Now I could have walked/ran away from this ( as I have prior experience with my Ex DW who had 9 total major surgeries and required LOTS of caregiving and had hoped that aspect of my life was OVER) or stay and taken help care of her. I chose to stay and be co full time caregiver alongside GF's DD. It was NOT easy and there was NOT a lot of help forthcoming until near the end (GF's immediate family had started to die off during this time and some were not ones you would want around or even trying to help out). Yeah there were times where I really did want to give up and walk away
The relationship as a whole had allowed me to "rebuild" from literally nothing $$$ wise to a nice nest egg (not a whole lot mind you but still....). but that was not my driving reason. assisting a person I deeply loved and cared for overrode everything else.
Find a support group for caregivers whether local or online.

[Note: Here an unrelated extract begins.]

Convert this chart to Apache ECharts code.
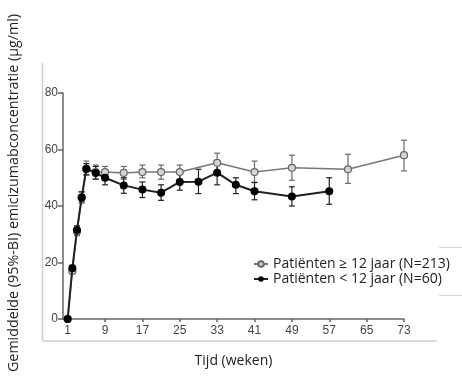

Reach out to whatever local/county resources are available (I know in my state EVERY county has a Aging and Disability Resource Center that is open to EVERYONE as an advocacy agency and they have the knowledge and resources to point you in the right direction for services and resources that can be accessed in your area for YOU AND YOUR FATHER).
Do NOT despair there are resources that you can get somewhere.
I know it seems hard and is a BIG slog but just ignore what the Flying Monkeys say since they can't be arsed to lift a finger to help out and all they want to do is complain. TUNE THEM OUT IGNORE THEM as best as you can. put them on an info diet or refuse all contact unless they have something to meaningfully contribute like real help or better than lip service support. I hate to say but tell them to F' off and die and go no contact. your mental and physical well being and the well being of your Father is more important than their bullshit whinning and false complaints.